Management effectiveness, conversely, has to be
data-driven. You can hardly manage something you cannot measure. Value and performance must be captured at every stage of the global and local content cycles. Typical key performance indicators (KPIs) include time- and cost-effectiveness metrics, such as timely completion, on-budget delivery, and proper resource allocation. Measuring global content effectiveness requires more data related to creation, localization, and delivery. For example, you must prioritize and control costs to translate, localize, test, and customize content and get performance reports from your suppliers in case of (frequently) outsourced services. So content management data have to be granular, and they should be tied to commercial and customer experience metrics as directly as possible.

Management effectiveness also calls for fostering leadership alignment and collaboration. Managing global content requires more than just cloning your usual domestic market processes. Digital globalization success depends mainly on how people interact and engage across functions inside and outside their organization.
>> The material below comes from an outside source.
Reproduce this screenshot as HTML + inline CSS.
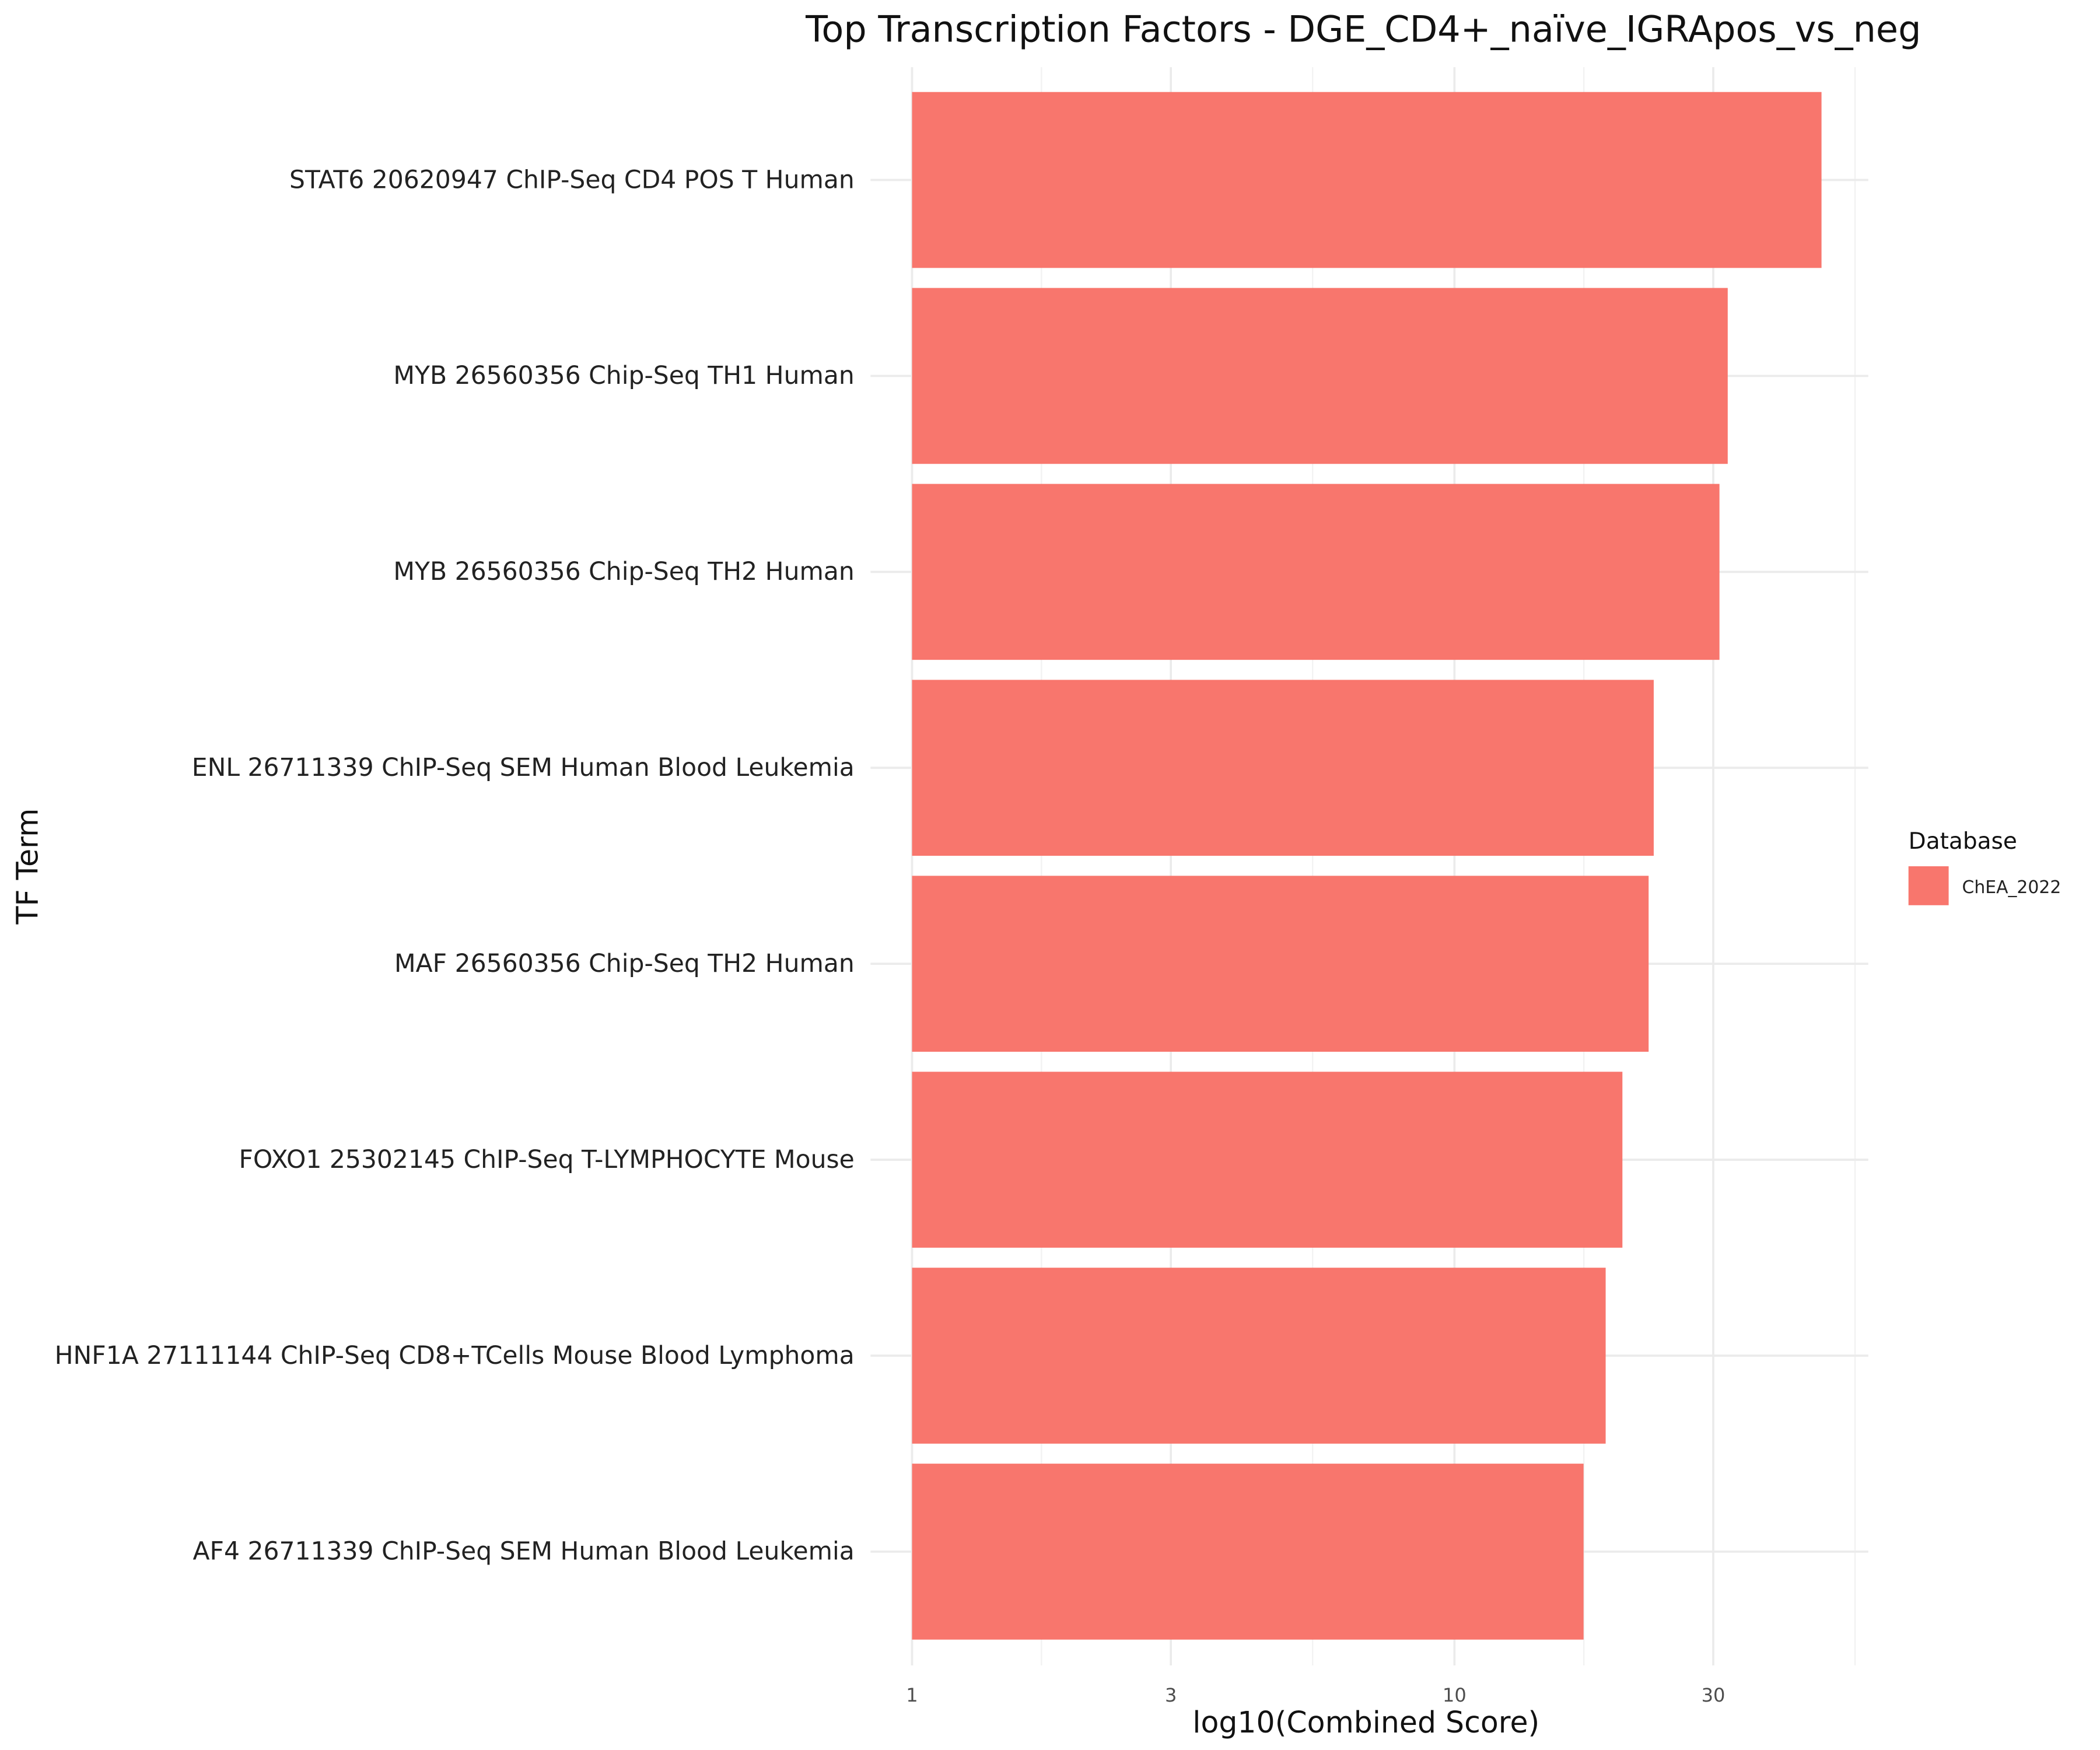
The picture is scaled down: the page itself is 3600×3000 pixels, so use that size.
<!DOCTYPE html>
<html><head><meta charset="utf-8"><style>
html,body{margin:0;padding:0;background:#fff;}
svg{display:block;}
text{font-family:"DejaVu Sans","Liberation Sans",sans-serif;}
</style></head><body>
<svg id="chart" width="3600" height="3000" viewBox="0 0 1568 1303" preserveAspectRatio="none" xmlns="http://www.w3.org/2000/svg">
<rect width="1568" height="1303" fill="#fff"/>
<g id="grid"></g>
<g id="bars"></g>
<g id="labels"></g>
<text x="1018" y="31" font-size="27" text-anchor="middle" fill="#111">Top Transcription Factors - DGE_CD4+_naïve_IGRApos_vs_neg</text>
<text x="1020" y="1290" font-size="22" text-anchor="middle" fill="#111">log10(Combined Score)</text>
<text transform="translate(28,645) rotate(-90)" font-size="22" text-anchor="middle" fill="#111">TF Term</text>
<g>
<text x="1425" y="632" font-size="17" fill="#111">Database</text>
<rect x="1425" y="645" width="30" height="29" fill="#F8766D"/>
<text x="1465" y="665" font-size="13" fill="#222">ChEA_2022</text>
</g>
</svg>
<script>
const categories=["STAT6 20620947 ChIP-Seq CD4 POS T Human","MYB 26560356 Chip-Seq TH1 Human","MYB 26560356 Chip-Seq TH2 Human","ENL 26711339 ChIP-Seq SEM Human Blood Leukemia","MAF 26560356 Chip-Seq TH2 Human","FOXO1 25302145 ChIP-Seq T-LYMPHOCYTE Mouse","HNF1A 27111144 ChIP-Seq CD8+TCells Mouse Blood Lymphoma","AF4 26711339 ChIP-Seq SEM Human Blood Leukemia"];
const scores=[47.5,31.9,30.8,23.3,22.8,20.4,19.0,17.3];
const xTicks=[1,3,10,30];
const xMinor=[1.732,5.477,17.32,54.77];
const NS="http://www.w3.org/2000/svg";
const x0=681, perDecade=405;
function xs(v){return x0+Math.log10(v)*perDecade;}
const step=145.9, bandH=131;
function yc(i){return 134+i*step;}
const grid=document.getElementById('grid'),bars=document.getElementById('bars'),labels=document.getElementById('labels');
function mk(tag,attrs,parent){const e=document.createElementNS(NS,tag);for(const k in attrs)e.setAttribute(k,attrs[k]);parent.appendChild(e);return e;}
xMinor.forEach(v=>{const l=mk('line',{x1:xs(v),x2:xs(v),y1:50,y2:1240,stroke:'#f2f2f2','stroke-width':1},grid);

});
xTicks.forEach(v=>{const l=mk('line',{x1:xs(v),x2:xs(v),y1:50,y2:1240,stroke:'#ebebeb','stroke-width':1.6},grid);


const t=mk('text',{x:xs(v),y:1267,'font-size':14,'text-anchor':'middle',fill:'#4d4d4d'},labels);t.textContent=v;

});
categories.forEach((c,i)=>{const y=yc(i);
const g=mk('line',{x1:650,x2:1395,y1:y,y2:y,stroke:'#ebebeb','stroke-width':1.6},grid);


const r=mk('rect',{x:xs(1),y:y-bandH/2,width:xs(scores[i])-xs(1),height:bandH,fill:'#F8766D'},bars);


const t=mk('text',{x:638,y:y+6,'font-size':18.5,'text-anchor':'end',fill:'#222'},labels);t.textContent=c;

});
</script>
</body></html>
Therefore, central leadership goes hand in hand with local enablement and empowerment, which is a safe way to overcome resistance to full centralization or decentralization. Aligning teams, adapting responsibilities, and shifting mindsets are frequent calls to action. You have to start with the people in your organization if you want to transform global content into a profit driver. Processes and technology come next. Ultimately, global content management needs to be approached strategically and tactically from four angles: articulation, education, innovation, and differentiation.